For the first nine months of 2005, revenues were $1,277.1 million, up 13 percent (11 percent constant dollar) over the prior year period. Diluted earnings per share on an SEC-reported basis for the 2005 first nine months was $0.84, compared with $0.89 in the year-earlier period, down 6 percent, primarily due to the tax recorded in the first nine months of 2005 on cash IMS is repatriating under the American Jobs Creation Act of 2004 (AJCA). Adjusted diluted earnings per share for the first nine months of this year were $0.98, a 17 percent increase over the $0.84 reported in the prior-year period. On an SEC-reported basis, net income for the first nine months of this year was $194.7 million, compared with $211.8 million for the year-ago period, an 8 percent decrease. On an adjusted basis, net income for the 2005 first nine months was $226.5 million, up 12 percent, compared with adjusted net income of $201.6 million for the comparable period last year.
Operating income for the first nine months of 2005 was $302.4 million on an SEC-reported basis and $318.3 million on an adjusted basis, compared with $301.6 million on both an SEC-reported and adjusted basis in the year-earlier period.
Adjusted operating income for the 2005 first nine months excludes a charge of $15.9 million for costs associated with the proposed IMS and VNU merger. Operating income growth in the 2005 first nine months was flat on an SEC-reported basis and up 6 percent on an adjusted basis (4 percent constant dollar) from the same period last year.
Adjusted results for the first nine months of 2005 exclude the merger-related costs mentioned above and certain net pre-tax income items totaling approximately $15.1 million, as well as certain net tax provisions of approximately $31.1 million, primarily related to the $39.5 million tax expense recorded in the first nine months of 2005 on cash repatriated under the AJCA. Adjusted results for the first nine months of 2004 exclude certain net pre-tax income items of approximately $9.6 million and certain net tax benefits of approximately $0.7 million.
Opinion Research Corporation, Princeton, N.J., announced third-quarter revenues of $48.7 million versus $48.9 million in the prior year’s third quarter. Social research revenues were $34.1 million versus $32.7 million in last year’s third quarter. Market research revenues totaled $12.9 million versus $13.0 million in the prior year’s third quarter. Teleservices revenues were $1.8 million versus $3.2 million in last year’s third quarter.
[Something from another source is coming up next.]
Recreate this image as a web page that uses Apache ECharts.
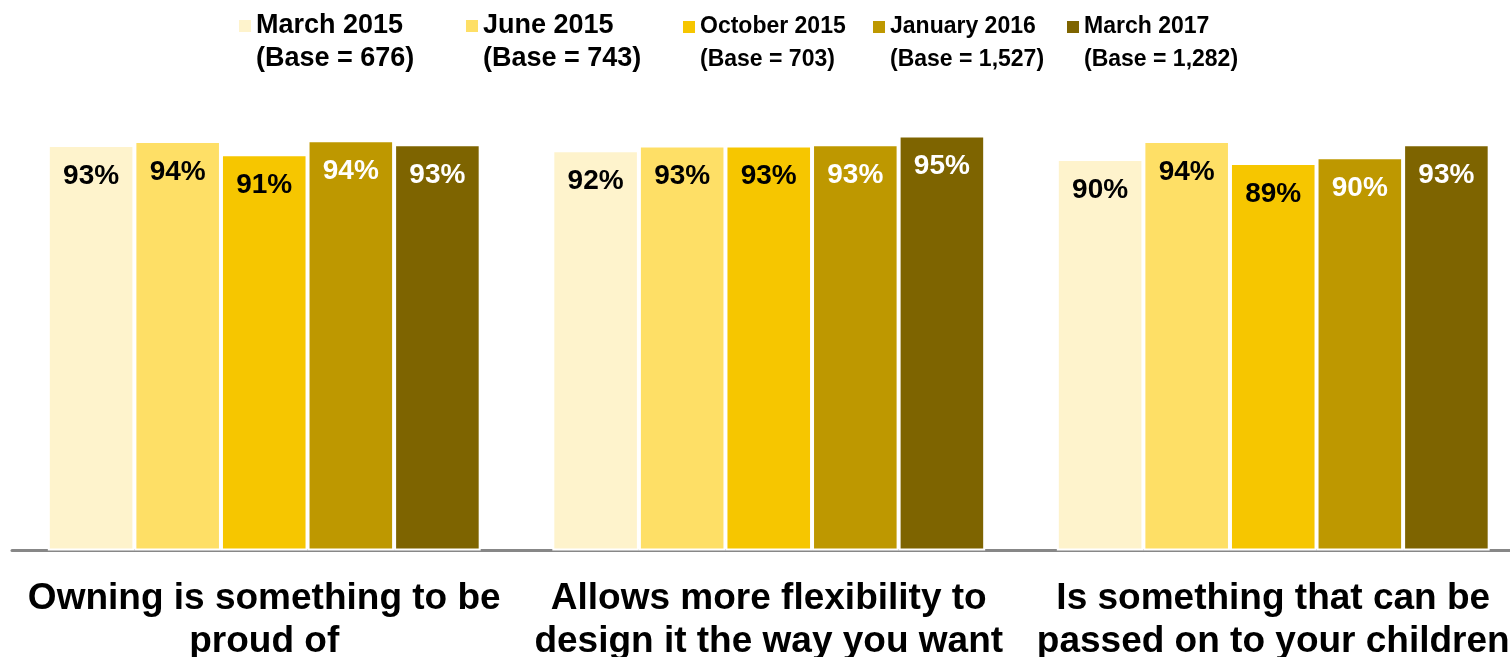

The company reported a net loss for the quarter of ($4.65 million). This includes an impairment provision for the remaining goodwill in the teleservices segment, a previously announced write-off of expenses incurred in a postponed equity offering and a tax accrual adjustment due to a change in the estimated annual tax rate, which together reduced net income by approximately $5 million. Net loss per diluted common share was ($2.58). The above items and the impact from the previously announced repurchase of the LLR interests reduced earnings per diluted common share by $2.64. Net income and diluted earnings per share for the third quarter of 2004 were $1.0 million and $0.15 respectively.
For the first nine months of 2005, revenues were $149.4 million compared to $146.3 million in the first nine months of 2004. The company reported a net loss for the nine months of ($3.2 million). This includes the goodwill impairment provision, a first quarter refinancing charge and the write-off of the equity offering expenses which together reduced net income by approximately $5.3 million. Net loss per diluted common share was ($2.12). The above items and the impact from the repurchase of the LLR interests reduced earnings per diluted common share by $2.45. Net income and diluted earnings per share for the first nine months of 2004 were $1.7 million and $0.26 respectively. Last year’s nine months was impacted by a refinancing charge that reduced net income by $1.5 million and diluted earnings per share by $0.24.